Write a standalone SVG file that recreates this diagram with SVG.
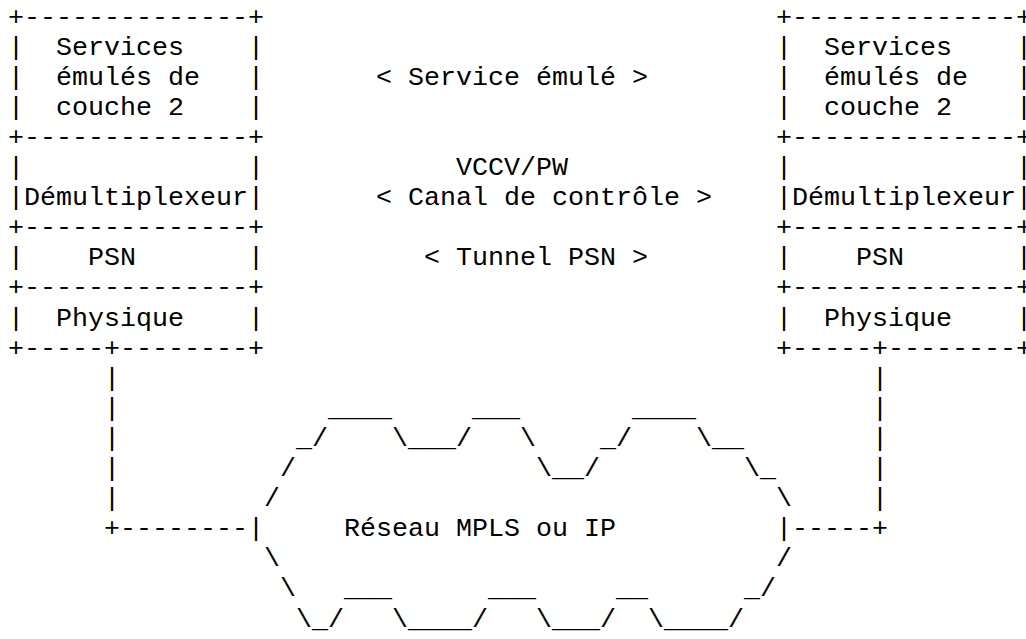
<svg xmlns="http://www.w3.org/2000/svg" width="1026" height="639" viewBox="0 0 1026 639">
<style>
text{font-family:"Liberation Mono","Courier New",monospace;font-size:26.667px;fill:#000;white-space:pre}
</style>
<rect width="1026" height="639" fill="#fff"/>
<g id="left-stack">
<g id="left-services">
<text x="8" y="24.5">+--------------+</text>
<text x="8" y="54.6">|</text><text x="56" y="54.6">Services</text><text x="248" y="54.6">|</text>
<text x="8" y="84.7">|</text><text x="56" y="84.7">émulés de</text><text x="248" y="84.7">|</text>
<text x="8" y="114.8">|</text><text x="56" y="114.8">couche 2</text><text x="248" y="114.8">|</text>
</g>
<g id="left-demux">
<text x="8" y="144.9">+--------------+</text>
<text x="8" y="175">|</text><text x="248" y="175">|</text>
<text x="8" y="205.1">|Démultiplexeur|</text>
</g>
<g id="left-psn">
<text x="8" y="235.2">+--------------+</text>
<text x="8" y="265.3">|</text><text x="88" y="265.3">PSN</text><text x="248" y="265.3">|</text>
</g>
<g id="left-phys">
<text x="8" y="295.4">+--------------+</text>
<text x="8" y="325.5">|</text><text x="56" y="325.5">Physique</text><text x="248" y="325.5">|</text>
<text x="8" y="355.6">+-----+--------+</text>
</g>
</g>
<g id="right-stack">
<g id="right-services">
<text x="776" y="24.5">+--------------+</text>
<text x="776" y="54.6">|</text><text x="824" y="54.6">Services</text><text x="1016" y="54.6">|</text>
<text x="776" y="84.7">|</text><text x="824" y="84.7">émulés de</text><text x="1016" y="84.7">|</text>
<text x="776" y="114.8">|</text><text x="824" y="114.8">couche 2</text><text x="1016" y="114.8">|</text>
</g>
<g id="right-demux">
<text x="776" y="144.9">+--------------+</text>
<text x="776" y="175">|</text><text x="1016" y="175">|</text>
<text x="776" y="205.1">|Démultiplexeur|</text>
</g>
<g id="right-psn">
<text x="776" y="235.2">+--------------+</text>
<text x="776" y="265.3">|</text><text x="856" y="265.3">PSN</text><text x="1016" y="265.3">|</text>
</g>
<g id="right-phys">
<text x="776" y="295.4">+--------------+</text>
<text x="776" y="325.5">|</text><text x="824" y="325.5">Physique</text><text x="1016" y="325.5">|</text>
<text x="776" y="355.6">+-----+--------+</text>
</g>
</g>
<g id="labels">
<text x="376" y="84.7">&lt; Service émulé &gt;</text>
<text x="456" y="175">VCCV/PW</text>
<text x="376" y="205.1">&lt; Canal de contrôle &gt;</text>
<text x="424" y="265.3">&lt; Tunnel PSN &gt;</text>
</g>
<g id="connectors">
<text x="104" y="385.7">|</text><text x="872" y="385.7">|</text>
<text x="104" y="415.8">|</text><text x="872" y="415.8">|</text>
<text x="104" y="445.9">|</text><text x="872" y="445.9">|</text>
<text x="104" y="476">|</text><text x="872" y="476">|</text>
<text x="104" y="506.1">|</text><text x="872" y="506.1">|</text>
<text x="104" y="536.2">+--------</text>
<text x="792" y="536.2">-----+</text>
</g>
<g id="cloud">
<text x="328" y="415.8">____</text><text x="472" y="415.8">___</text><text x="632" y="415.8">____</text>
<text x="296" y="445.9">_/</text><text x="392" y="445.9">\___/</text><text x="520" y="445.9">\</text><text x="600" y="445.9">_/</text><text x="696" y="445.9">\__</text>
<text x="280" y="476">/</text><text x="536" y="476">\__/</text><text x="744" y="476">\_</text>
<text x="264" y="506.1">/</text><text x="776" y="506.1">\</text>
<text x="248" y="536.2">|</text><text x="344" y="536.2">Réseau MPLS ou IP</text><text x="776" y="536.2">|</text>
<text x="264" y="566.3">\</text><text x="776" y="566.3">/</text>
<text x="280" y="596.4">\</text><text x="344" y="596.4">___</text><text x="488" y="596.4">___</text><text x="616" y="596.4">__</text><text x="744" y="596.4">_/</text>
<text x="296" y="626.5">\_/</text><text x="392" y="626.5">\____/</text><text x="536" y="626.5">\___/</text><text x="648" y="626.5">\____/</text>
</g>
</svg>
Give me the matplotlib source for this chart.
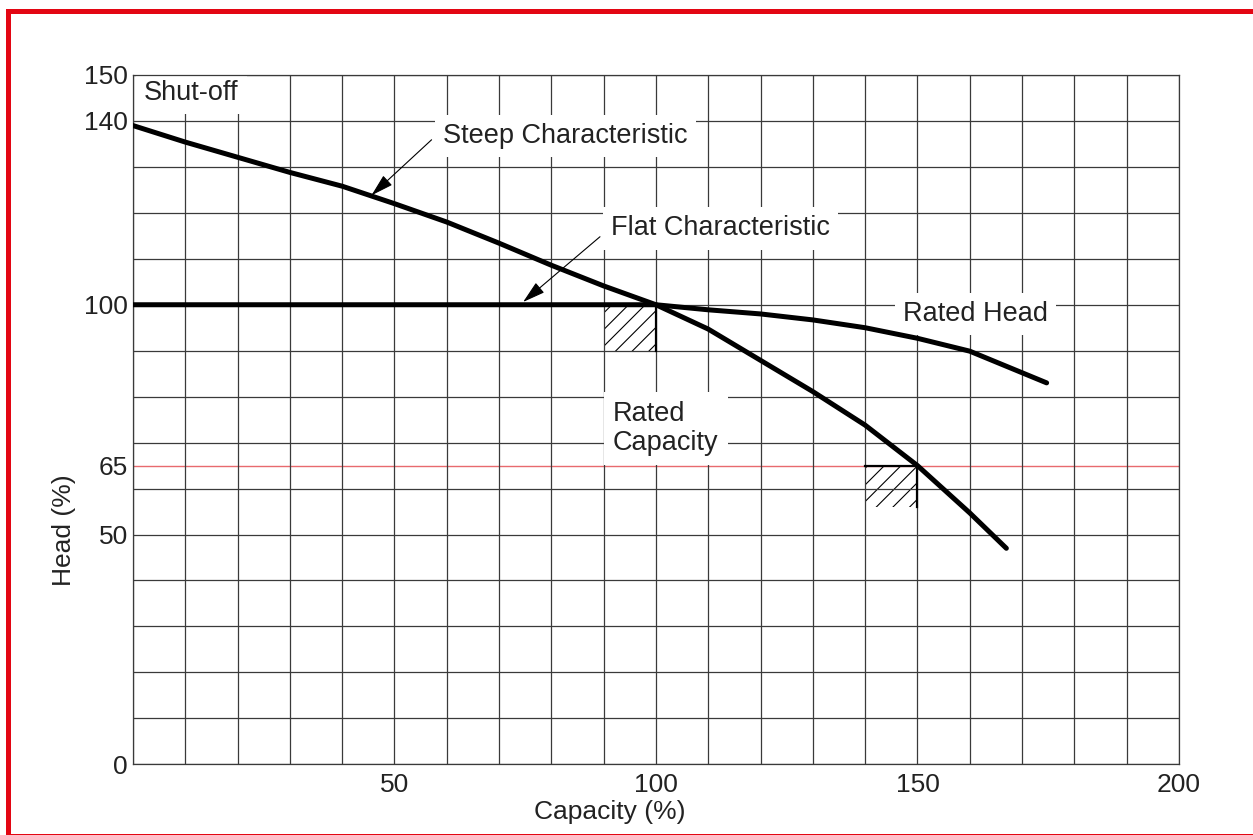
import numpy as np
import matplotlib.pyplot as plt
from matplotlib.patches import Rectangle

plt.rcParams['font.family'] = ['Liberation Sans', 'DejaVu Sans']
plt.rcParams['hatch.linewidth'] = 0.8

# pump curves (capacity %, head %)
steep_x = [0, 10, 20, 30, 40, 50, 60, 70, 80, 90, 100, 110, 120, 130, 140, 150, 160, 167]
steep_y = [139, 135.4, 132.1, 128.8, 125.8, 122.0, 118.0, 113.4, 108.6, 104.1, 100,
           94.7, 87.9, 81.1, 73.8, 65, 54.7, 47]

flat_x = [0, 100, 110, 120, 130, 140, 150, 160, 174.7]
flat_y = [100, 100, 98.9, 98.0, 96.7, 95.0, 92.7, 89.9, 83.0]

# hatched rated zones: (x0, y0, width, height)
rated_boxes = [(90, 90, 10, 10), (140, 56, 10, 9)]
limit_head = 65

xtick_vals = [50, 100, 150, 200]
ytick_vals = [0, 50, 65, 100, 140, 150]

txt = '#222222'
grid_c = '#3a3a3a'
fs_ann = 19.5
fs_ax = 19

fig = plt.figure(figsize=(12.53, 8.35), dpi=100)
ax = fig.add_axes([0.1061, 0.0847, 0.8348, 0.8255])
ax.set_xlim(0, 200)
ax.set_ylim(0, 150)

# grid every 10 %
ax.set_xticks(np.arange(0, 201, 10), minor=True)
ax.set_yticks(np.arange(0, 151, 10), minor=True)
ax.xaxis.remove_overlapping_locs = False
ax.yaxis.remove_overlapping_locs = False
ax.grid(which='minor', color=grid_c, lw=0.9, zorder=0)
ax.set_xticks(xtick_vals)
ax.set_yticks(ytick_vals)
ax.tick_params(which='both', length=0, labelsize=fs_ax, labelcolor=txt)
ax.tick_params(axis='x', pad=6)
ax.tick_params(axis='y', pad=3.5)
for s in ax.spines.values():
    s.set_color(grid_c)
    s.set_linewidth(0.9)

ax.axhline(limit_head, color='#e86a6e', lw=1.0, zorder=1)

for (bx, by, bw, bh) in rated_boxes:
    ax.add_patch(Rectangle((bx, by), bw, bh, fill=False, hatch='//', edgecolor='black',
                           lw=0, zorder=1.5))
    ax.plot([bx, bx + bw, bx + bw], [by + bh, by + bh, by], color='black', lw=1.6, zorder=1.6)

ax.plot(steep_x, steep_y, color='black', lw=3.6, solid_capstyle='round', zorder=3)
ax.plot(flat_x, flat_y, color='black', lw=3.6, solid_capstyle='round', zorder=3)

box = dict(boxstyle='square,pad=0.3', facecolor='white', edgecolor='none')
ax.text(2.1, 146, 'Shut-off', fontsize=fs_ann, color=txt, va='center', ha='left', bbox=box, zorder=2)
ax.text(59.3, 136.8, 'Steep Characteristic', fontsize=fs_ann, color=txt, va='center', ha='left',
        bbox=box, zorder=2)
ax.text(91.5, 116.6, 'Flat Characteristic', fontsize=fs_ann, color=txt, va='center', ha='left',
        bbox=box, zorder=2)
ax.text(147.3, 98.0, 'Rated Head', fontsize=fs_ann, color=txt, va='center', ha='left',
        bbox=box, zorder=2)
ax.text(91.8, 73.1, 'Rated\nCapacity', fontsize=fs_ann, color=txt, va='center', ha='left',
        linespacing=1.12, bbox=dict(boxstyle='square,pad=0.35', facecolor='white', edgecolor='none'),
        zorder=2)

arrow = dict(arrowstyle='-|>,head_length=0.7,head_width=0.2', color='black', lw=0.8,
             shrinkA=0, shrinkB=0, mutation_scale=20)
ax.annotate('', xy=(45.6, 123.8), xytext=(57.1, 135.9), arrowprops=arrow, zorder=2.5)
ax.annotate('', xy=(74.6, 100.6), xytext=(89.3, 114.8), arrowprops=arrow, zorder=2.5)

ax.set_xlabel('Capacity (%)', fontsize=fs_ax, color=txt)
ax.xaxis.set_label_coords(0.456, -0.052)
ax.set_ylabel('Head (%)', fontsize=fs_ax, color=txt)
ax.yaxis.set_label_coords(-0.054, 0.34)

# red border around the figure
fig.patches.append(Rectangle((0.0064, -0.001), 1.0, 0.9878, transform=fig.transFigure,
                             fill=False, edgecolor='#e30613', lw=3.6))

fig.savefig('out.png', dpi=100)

════════════════

# BRIEF:
From the data above, copy out every line with the string "matplotlib" in it.

# RESPONSE TO THIS EXERCISE:
Give me the matplotlib source for this chart.
import matplotlib.pyplot as plt
from matplotlib.patches import Rectangle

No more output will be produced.